In 2003, Castilla’s numbers improved (though still far-removed from his Rockies days) and after the Braves lost the NLDS to the Cubs, Castilla was allowed to leave Atlanta for the second time. The Braves went with Mark DeRosa and after that failed miserably, Atlanta moved Chipper back to third. Meanwhile, Castilla returned to the Mile High City and had a bit of a resurgence. He hit 35 home runs (one more than he hit with the Braves) and led the National League in RBIs (if that means anything to you). He also picked up his only 40-double season. Still, his return to Colorado was brief as the Nationals signed Castilla ahead of 2005. While the Nats weren’t an expansion team, they were playing in Washington for the first time. Castilla held down the position for Ryan Zimmerman, who had just been drafted. His numbers fell more in line with his Braves experience than the Rockies numbers he had posted the previous year. In 2006, Castilla spent time with the Padres and – for a third time – Colorado, but struggled as a 38-year-old. It would be his final year in the majors.
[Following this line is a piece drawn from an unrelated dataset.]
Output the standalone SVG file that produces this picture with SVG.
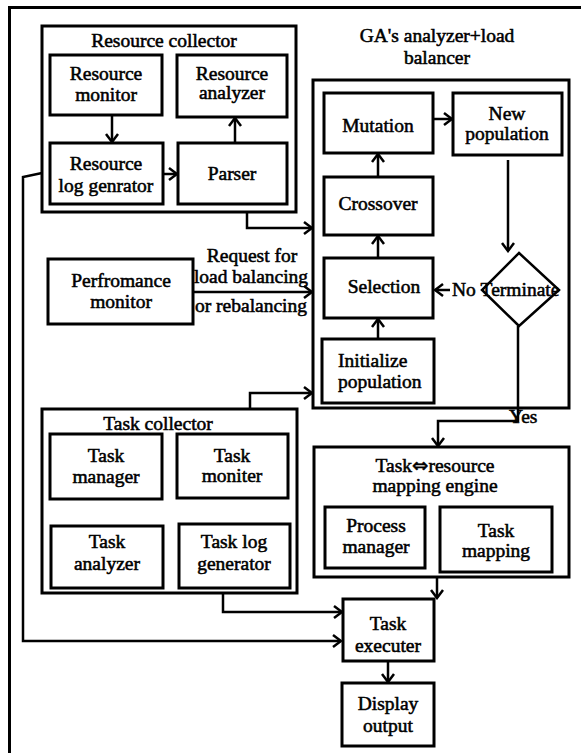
<svg xmlns="http://www.w3.org/2000/svg" width="581" height="753" viewBox="0 0 581 753">
<defs>
<style>
.b{fill:#fff;stroke:#000;stroke-width:3}
.c{fill:none;stroke:#000;stroke-width:2.5}
text{font-family:'Liberation Serif','Times New Roman',Tinos,'DejaVu Serif',serif;font-size:19.5px;fill:#000;stroke:#000;stroke-width:0.55px;text-anchor:middle}
.t{font-size:19.5px}
</style>
<marker id="a" markerUnits="userSpaceOnUse" markerWidth="12" markerHeight="14" viewBox="-10 -7 12 14" refX="0" refY="0" orient="auto">
<path d="M-8,-6 L0,0 L-8,6" fill="none" stroke="#000" stroke-width="2.5"/>
</marker>
</defs>
<rect width="581" height="753" fill="#fff"/>
<g id="frame">
<path d="M9.5,753 V7.5 H581" fill="none" stroke="#000" stroke-width="3"/>
</g>
<g font-family="Liberation Serif, serif">
<g id="resource-collector">
<rect class="b" x="42" y="26" width="254" height="186"/>
<text class="t" x="164" y="47">Resource collector</text>
</g>
<g id="resource-monitor">
<rect class="b" x="50" y="55" width="112" height="60"/>
<text x="106" y="80">Resource</text><text x="106" y="101">monitor</text>
</g>
<g id="resource-analyzer">
<rect class="b" x="177" y="55" width="110" height="62"/>
<text x="232" y="80">Resource</text><text x="232" y="99">analyzer</text>
</g>
<g id="resource-log">
<rect class="b" x="50" y="143" width="113" height="61"/>
<text x="106" y="170">Resource</text><text x="106" y="192">log genrator</text>
</g>
<g id="parser">
<rect class="b" x="178" y="143" width="109" height="61"/>
<text x="232" y="180">Parser</text>
</g>
<g id="ga">
<text class="t" x="437" y="42">GA's analyzer+load</text>
<text class="t" x="437" y="64">balancer</text>
<rect class="b" x="313" y="80" width="256" height="328"/>
</g>
<g id="mutation">
<rect class="b" x="324" y="93" width="109" height="60"/>
<text x="378" y="132">Mutation</text>
</g>
<g id="new-population">
<rect class="b" x="453" y="93" width="109" height="62"/>
<text x="507" y="120">New</text><text x="507" y="140">population</text>
</g>
<g id="crossover">
<rect class="b" x="324" y="177" width="109" height="58"/>
<text x="378" y="210">Crossover</text>
</g>
<g id="selection">
<rect class="b" x="324" y="258" width="109" height="60"/>
<text x="384" y="293">Selection</text>
</g>
<g id="initialize">
<rect class="b" x="322" y="339" width="112" height="64"/>
<text x="338" y="367" style="text-anchor:start">Initialize</text><text x="338" y="388" style="text-anchor:start">population</text>
</g>
<g id="terminate">
<polygon points="519,253 559,290 519,326 482,290" fill="#fff" stroke="#000" stroke-width="2.5"/>
<text x="520" y="296">Terminate</text>
</g>
<g id="performance-monitor">
<rect class="b" x="48" y="259" width="145" height="65"/>
<text x="121" y="287">Perfromance</text><text x="121" y="308">monitor</text>
</g>
<g id="task-collector">
<rect class="b" x="42" y="409" width="255" height="184"/>
<text class="t" x="158" y="430">Task collector</text>
</g>
<g id="task-manager">
<rect class="b" x="50" y="434" width="112" height="65"/>
<text x="106" y="462">Task</text><text x="106" y="483">manager</text>
</g>
<g id="task-moniter">
<rect class="b" x="177" y="434" width="111" height="64"/>
<text x="232" y="462">Task</text><text x="232" y="482">moniter</text>
</g>
<g id="task-analyzer">
<rect class="b" x="51" y="526" width="112" height="62"/>
<text x="107" y="548">Task</text><text x="107" y="570">analyzer</text>
</g>
<g id="task-log">
<rect class="b" x="179" y="524" width="111" height="64"/>
<text x="234" y="548">Task log</text><text x="234" y="570">generator</text>
</g>
<g id="mapping-engine">
<rect class="b" x="314" y="447" width="255" height="130"/>
<text class="t" x="435" y="472">Task<tspan style="font-family:'DejaVu Sans',sans-serif">⇔</tspan>resource</text>
<text class="t" x="435" y="492">mapping engine</text>
</g>
<g id="process-manager">
<rect class="b" x="325" y="507" width="100" height="61"/>
<text x="376" y="532">Process</text><text x="376" y="553">manager</text>
</g>
<g id="task-mapping">
<rect class="b" x="440" y="507" width="112" height="65"/>
<text x="496" y="537">Task</text><text x="496" y="557">mapping</text>
</g>
<g id="task-executer">
<rect class="b" x="343" y="599" width="91" height="62"/>
<text x="388" y="630">Task</text><text x="388" y="652">executer</text>
</g>
<g id="display-output">
<rect class="b" x="342" y="683" width="92" height="63"/>
<text x="388" y="710">Display</text><text x="388" y="732">output</text>
</g>
<g id="connectors">
<path class="c" d="M112,115 V142" marker-end="url(#a)"/>
<path class="c" d="M235,143 V118" marker-end="url(#a)"/>
<path class="c" d="M163,174 H177" marker-end="url(#a)"/>
<path class="c" d="M247,212 V228 H312" marker-end="url(#a)"/>
<path class="c" d="M42,173 L23,177 V641 H341" marker-end="url(#a)"/>
<path class="c" d="M193,292 H312" marker-end="url(#a)"/>
<path class="c" d="M250,409 V393 H312" marker-end="url(#a)"/>
<path class="c" d="M433,119 H452" marker-end="url(#a)"/>
<path class="c" d="M378,177 V154" marker-end="url(#a)"/>
<path class="c" d="M378,258 V236" marker-end="url(#a)"/>
<path class="c" d="M378,339 V319" marker-end="url(#a)"/>
<path class="c" d="M508,160 V251" marker-end="url(#a)"/>
<path class="c" d="M450,290 H435" marker-end="url(#a)"/>
<path class="c" d="M518,326 V421 H438 V446" marker-end="url(#a)"/>
<path class="c" d="M437,577 V598" marker-end="url(#a)"/>
<path class="c" d="M223,593 V612 H342" marker-end="url(#a)"/>
<path class="c" d="M388,661 V682" marker-end="url(#a)"/>
<text x="252" y="262">Request for</text>
<text x="251" y="283">load balancing</text>
<text x="251" y="312">or rebalancing</text>
<text x="452" y="296" style="text-anchor:start">No</text>
<text x="509" y="423" style="text-anchor:start">Yes</text>
</g>
</g>
</svg>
Castilla would return home and had a run as a player/manager for Hermosillo. He also managed Team Mexico in the 2007 PanAm Games and the 2009 World Baseball Classic. In addition, Castilla worked as a special assistant coach for the Rockies from 2012-15.
Twenty-six years ago today, the Braves signed Castilla, a player who would eventually become the Mexican leader in runs scored, hits, doubles, and home runs. Not bad for a guy who was “nothing special.”